Set task>
Can you copy out the data exactly? Leave the images out.

Source data>

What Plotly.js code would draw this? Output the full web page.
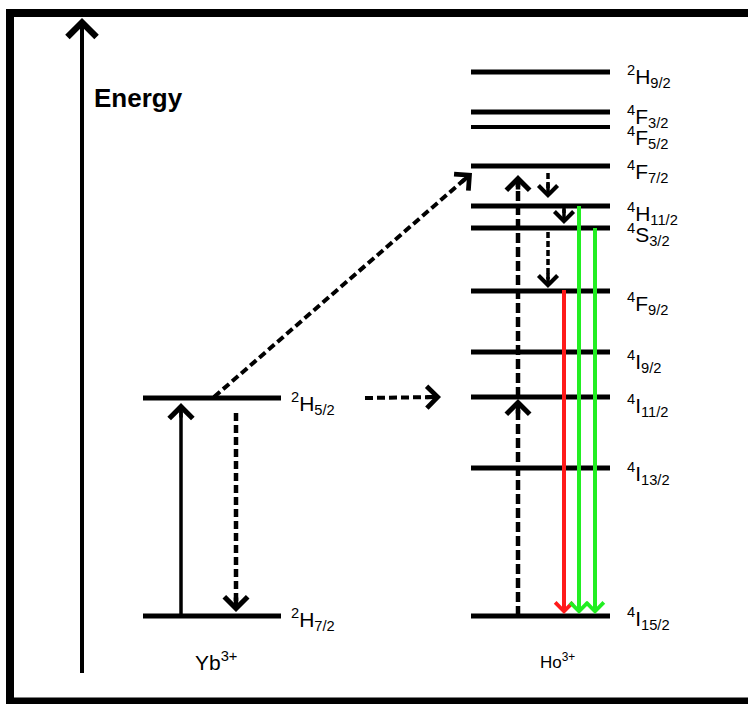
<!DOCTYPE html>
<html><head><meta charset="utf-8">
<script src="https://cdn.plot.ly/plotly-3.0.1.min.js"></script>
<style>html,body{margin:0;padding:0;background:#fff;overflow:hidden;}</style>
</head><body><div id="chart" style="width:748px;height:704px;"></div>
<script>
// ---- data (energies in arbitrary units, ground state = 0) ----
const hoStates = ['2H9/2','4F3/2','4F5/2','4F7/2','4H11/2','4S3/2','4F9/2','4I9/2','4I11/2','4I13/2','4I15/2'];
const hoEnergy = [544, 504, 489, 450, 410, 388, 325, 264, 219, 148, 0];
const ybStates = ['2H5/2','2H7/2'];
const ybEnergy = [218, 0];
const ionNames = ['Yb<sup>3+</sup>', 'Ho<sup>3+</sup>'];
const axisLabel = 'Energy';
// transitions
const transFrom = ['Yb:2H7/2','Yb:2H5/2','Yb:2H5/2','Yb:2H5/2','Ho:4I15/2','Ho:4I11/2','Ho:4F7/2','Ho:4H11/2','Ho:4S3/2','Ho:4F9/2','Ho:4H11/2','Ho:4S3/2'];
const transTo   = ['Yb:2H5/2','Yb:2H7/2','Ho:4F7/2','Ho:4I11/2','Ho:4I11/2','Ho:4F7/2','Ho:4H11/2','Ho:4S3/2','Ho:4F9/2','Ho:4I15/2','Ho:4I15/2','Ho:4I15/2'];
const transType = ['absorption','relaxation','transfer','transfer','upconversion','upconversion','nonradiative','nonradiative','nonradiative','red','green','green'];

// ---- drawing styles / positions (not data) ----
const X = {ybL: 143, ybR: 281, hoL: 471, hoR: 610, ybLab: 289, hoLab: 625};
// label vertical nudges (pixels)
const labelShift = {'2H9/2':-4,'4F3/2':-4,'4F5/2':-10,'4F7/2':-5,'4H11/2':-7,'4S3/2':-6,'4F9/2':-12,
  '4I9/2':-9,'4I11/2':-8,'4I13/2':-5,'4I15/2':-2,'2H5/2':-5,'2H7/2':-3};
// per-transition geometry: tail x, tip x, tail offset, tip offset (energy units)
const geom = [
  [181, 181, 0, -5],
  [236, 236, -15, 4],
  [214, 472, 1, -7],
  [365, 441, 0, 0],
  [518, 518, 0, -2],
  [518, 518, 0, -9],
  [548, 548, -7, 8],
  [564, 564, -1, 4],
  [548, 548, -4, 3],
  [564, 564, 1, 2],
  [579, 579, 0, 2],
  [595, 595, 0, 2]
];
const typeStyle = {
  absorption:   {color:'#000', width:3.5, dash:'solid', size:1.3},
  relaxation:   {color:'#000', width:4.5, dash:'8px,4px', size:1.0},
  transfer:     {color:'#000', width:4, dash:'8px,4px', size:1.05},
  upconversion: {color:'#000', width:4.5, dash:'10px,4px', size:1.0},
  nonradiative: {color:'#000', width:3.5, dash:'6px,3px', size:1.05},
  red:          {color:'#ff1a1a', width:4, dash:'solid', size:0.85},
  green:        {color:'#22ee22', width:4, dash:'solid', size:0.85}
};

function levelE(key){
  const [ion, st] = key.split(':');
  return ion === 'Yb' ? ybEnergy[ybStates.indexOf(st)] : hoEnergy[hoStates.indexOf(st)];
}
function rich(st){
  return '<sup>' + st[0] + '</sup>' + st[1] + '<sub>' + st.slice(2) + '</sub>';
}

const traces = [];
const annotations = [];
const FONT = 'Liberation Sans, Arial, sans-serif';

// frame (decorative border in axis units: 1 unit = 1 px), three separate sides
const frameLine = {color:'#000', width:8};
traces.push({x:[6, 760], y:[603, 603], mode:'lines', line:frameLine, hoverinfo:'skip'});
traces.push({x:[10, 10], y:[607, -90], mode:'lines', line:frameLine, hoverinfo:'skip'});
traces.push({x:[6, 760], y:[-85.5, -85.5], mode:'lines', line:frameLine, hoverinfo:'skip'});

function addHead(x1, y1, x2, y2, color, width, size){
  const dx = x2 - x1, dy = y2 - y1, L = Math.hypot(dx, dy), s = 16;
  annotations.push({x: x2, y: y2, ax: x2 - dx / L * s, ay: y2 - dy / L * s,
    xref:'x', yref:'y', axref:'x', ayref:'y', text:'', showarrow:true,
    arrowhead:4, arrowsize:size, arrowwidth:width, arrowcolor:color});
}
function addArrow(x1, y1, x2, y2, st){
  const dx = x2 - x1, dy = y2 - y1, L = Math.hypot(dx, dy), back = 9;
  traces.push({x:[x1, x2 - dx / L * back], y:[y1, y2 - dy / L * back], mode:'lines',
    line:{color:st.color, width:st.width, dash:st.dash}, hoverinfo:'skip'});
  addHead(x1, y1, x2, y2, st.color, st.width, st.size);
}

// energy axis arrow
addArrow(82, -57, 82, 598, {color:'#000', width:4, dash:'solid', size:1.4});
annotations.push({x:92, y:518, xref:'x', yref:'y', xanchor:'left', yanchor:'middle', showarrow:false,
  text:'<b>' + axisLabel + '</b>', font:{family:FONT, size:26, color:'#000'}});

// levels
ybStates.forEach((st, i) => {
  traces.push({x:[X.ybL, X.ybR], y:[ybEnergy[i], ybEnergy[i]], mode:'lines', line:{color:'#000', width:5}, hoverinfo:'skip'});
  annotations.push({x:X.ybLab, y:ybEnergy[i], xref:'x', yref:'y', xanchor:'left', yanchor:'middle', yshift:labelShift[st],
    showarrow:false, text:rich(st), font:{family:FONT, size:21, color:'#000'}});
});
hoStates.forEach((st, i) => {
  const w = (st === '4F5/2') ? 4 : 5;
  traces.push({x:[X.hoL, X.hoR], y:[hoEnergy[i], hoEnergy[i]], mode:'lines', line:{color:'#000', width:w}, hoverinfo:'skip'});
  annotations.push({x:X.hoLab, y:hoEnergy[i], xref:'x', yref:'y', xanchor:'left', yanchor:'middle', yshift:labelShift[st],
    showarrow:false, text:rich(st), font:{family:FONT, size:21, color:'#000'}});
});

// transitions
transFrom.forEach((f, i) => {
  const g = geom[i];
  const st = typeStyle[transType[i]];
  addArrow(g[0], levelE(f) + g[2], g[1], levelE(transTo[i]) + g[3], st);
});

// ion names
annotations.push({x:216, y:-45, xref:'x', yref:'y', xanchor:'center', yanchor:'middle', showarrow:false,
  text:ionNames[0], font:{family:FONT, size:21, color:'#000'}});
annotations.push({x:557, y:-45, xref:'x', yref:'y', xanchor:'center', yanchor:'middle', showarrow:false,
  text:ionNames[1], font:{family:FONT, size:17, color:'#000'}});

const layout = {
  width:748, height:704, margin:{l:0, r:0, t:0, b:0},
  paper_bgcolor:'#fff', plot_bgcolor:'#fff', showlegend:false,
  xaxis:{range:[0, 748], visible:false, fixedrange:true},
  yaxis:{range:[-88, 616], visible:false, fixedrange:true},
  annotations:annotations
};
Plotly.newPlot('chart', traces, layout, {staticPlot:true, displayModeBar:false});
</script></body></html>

Finished answer>
What Plotly.js code would draw this? Output the full web page.
<!DOCTYPE html>
<html><head><meta charset="utf-8">
<script src="https://cdn.plot.ly/plotly-3.0.1.min.js"></script>
<style>html,body{margin:0;padding:0;background:#fff;overflow:hidden;}</style>
</head><body><div id="chart" style="width:748px;height:704px;"></div>
<script>
// ---- data (energies in arbitrary units, ground state = 0) ----
const hoStates = ['2H9/2','4F3/2','4F5/2','4F7/2','4H11/2','4S3/2','4F9/2','4I9/2','4I11/2','4I13/2','4I15/2'];
const hoEnergy = [544, 504, 489, 450, 410, 388, 325, 264, 219, 148, 0];
const ybStates = ['2H5/2','2H7/2'];
const ybEnergy = [218, 0];
const ionNames = ['Yb<sup>3+</sup>', 'Ho<sup>3+</sup>'];
const axisLabel = 'Energy';
// transitions
const transFrom = ['Yb:2H7/2','Yb:2H5/2','Yb:2H5/2','Yb:2H5/2','Ho:4I15/2','Ho:4I11/2','Ho:4F7/2','Ho:4H11/2','Ho:4S3/2','Ho:4F9/2','Ho:4H11/2','Ho:4S3/2'];
const transTo   = ['Yb:2H5/2','Yb:2H7/2','Ho:4F7/2','Ho:4I11/2','Ho:4I11/2','Ho:4F7/2','Ho:4H11/2','Ho:4S3/2','Ho:4F9/2','Ho:4I15/2','Ho:4I15/2','Ho:4I15/2'];
const transType = ['absorption','relaxation','transfer','transfer','upconversion','upconversion','nonradiative','nonradiative','nonradiative','red','green','green'];

// ---- drawing styles / positions (not data) ----
const X = {ybL: 143, ybR: 281, hoL: 471, hoR: 610, ybLab: 289, hoLab: 625};
// label vertical nudges (pixels)
const labelShift = {'2H9/2':-4,'4F3/2':-4,'4F5/2':-10,'4F7/2':-5,'4H11/2':-7,'4S3/2':-6,'4F9/2':-12,
  '4I9/2':-9,'4I11/2':-8,'4I13/2':-5,'4I15/2':-2,'2H5/2':-5,'2H7/2':-3};
// per-transition geometry: tail x, tip x, tail offset, tip offset (energy units)
const geom = [
  [181, 181, 0, -5],
  [236, 236, -15, 4],
  [214, 472, 1, -7],
  [365, 441, 0, 0],
  [518, 518, 0, -2],
  [518, 518, 0, -9],
  [548, 548, -7, 8],
  [564, 564, -1, 4],
  [548, 548, -4, 3],
  [564, 564, 1, 2],
  [579, 579, 0, 2],
  [595, 595, 0, 2]
];
const typeStyle = {
  absorption:   {color:'#000', width:3.5, dash:'solid', size:1.3},
  relaxation:   {color:'#000', width:4.5, dash:'8px,4px', size:1.0},
  transfer:     {color:'#000', width:4, dash:'8px,4px', size:1.05},
  upconversion: {color:'#000', width:4.5, dash:'10px,4px', size:1.0},
  nonradiative: {color:'#000', width:3.5, dash:'6px,3px', size:1.05},
  red:          {color:'#ff1a1a', width:4, dash:'solid', size:0.85},
  green:        {color:'#22ee22', width:4, dash:'solid', size:0.85}
};

function levelE(key){
  const [ion, st] = key.split(':');
  return ion === 'Yb' ? ybEnergy[ybStates.indexOf(st)] : hoEnergy[hoStates.indexOf(st)];
}
function rich(st){
  return '<sup>' + st[0] + '</sup>' + st[1] + '<sub>' + st.slice(2) + '</sub>';
}

const traces = [];
const annotations = [];
const FONT = 'Liberation Sans, Arial, sans-serif';

// frame (decorative border in axis units: 1 unit = 1 px), three separate sides
const frameLine = {color:'#000', width:8};
traces.push({x:[6, 760], y:[603, 603], mode:'lines', line:frameLine, hoverinfo:'skip'});
traces.push({x:[10, 10], y:[607, -90], mode:'lines', line:frameLine, hoverinfo:'skip'});
traces.push({x:[6, 760], y:[-85.5, -85.5], mode:'lines', line:frameLine, hoverinfo:'skip'});

function addHead(x1, y1, x2, y2, color, width, size){
  const dx = x2 - x1, dy = y2 - y1, L = Math.hypot(dx, dy), s = 16;
  annotations.push({x: x2, y: y2, ax: x2 - dx / L * s, ay: y2 - dy / L * s,
    xref:'x', yref:'y', axref:'x', ayref:'y', text:'', showarrow:true,
    arrowhead:4, arrowsize:size, arrowwidth:width, arrowcolor:color});
}
function addArrow(x1, y1, x2, y2, st){
  const dx = x2 - x1, dy = y2 - y1, L = Math.hypot(dx, dy), back = 9;
  traces.push({x:[x1, x2 - dx / L * back], y:[y1, y2 - dy / L * back], mode:'lines',
    line:{color:st.color, width:st.width, dash:st.dash}, hoverinfo:'skip'});
  addHead(x1, y1, x2, y2, st.color, st.width, st.size);
}

// energy axis arrow
addArrow(82, -57, 82, 598, {color:'#000', width:4, dash:'solid', size:1.4});
annotations.push({x:92, y:518, xref:'x', yref:'y', xanchor:'left', yanchor:'middle', showarrow:false,
  text:'<b>' + axisLabel + '</b>', font:{family:FONT, size:26, color:'#000'}});

// levels
ybStates.forEach((st, i) => {
  traces.push({x:[X.ybL, X.ybR], y:[ybEnergy[i], ybEnergy[i]], mode:'lines', line:{color:'#000', width:5}, hoverinfo:'skip'});
  annotations.push({x:X.ybLab, y:ybEnergy[i], xref:'x', yref:'y', xanchor:'left', yanchor:'middle', yshift:labelShift[st],
    showarrow:false, text:rich(st), font:{family:FONT, size:21, color:'#000'}});
});
hoStates.forEach((st, i) => {
  const w = (st === '4F5/2') ? 4 : 5;
  traces.push({x:[X.hoL, X.hoR], y:[hoEnergy[i], hoEnergy[i]], mode:'lines', line:{color:'#000', width:w}, hoverinfo:'skip'});
  annotations.push({x:X.hoLab, y:hoEnergy[i], xref:'x', yref:'y', xanchor:'left', yanchor:'middle', yshift:labelShift[st],
    showarrow:false, text:rich(st), font:{family:FONT, size:21, color:'#000'}});
});

// transitions
transFrom.forEach((f, i) => {
  const g = geom[i];
  const st = typeStyle[transType[i]];
  addArrow(g[0], levelE(f) + g[2], g[1], levelE(transTo[i]) + g[3], st);
});

// ion names
annotations.push({x:216, y:-45, xref:'x', yref:'y', xanchor:'center', yanchor:'middle', showarrow:false,
  text:ionNames[0], font:{family:FONT, size:21, color:'#000'}});
annotations.push({x:557, y:-45, xref:'x', yref:'y', xanchor:'center', yanchor:'middle', showarrow:false,
  text:ionNames[1], font:{family:FONT, size:17, color:'#000'}});

const layout = {
  width:748, height:704, margin:{l:0, r:0, t:0, b:0},
  paper_bgcolor:'#fff', plot_bgcolor:'#fff', showlegend:false,
  xaxis:{range:[0, 748], visible:false, fixedrange:true},
  yaxis:{range:[-88, 616], visible:false, fixedrange:true},
  annotations:annotations
};
Plotly.newPlot('chart', traces, layout, {staticPlot:true, displayModeBar:false});
</script></body></html>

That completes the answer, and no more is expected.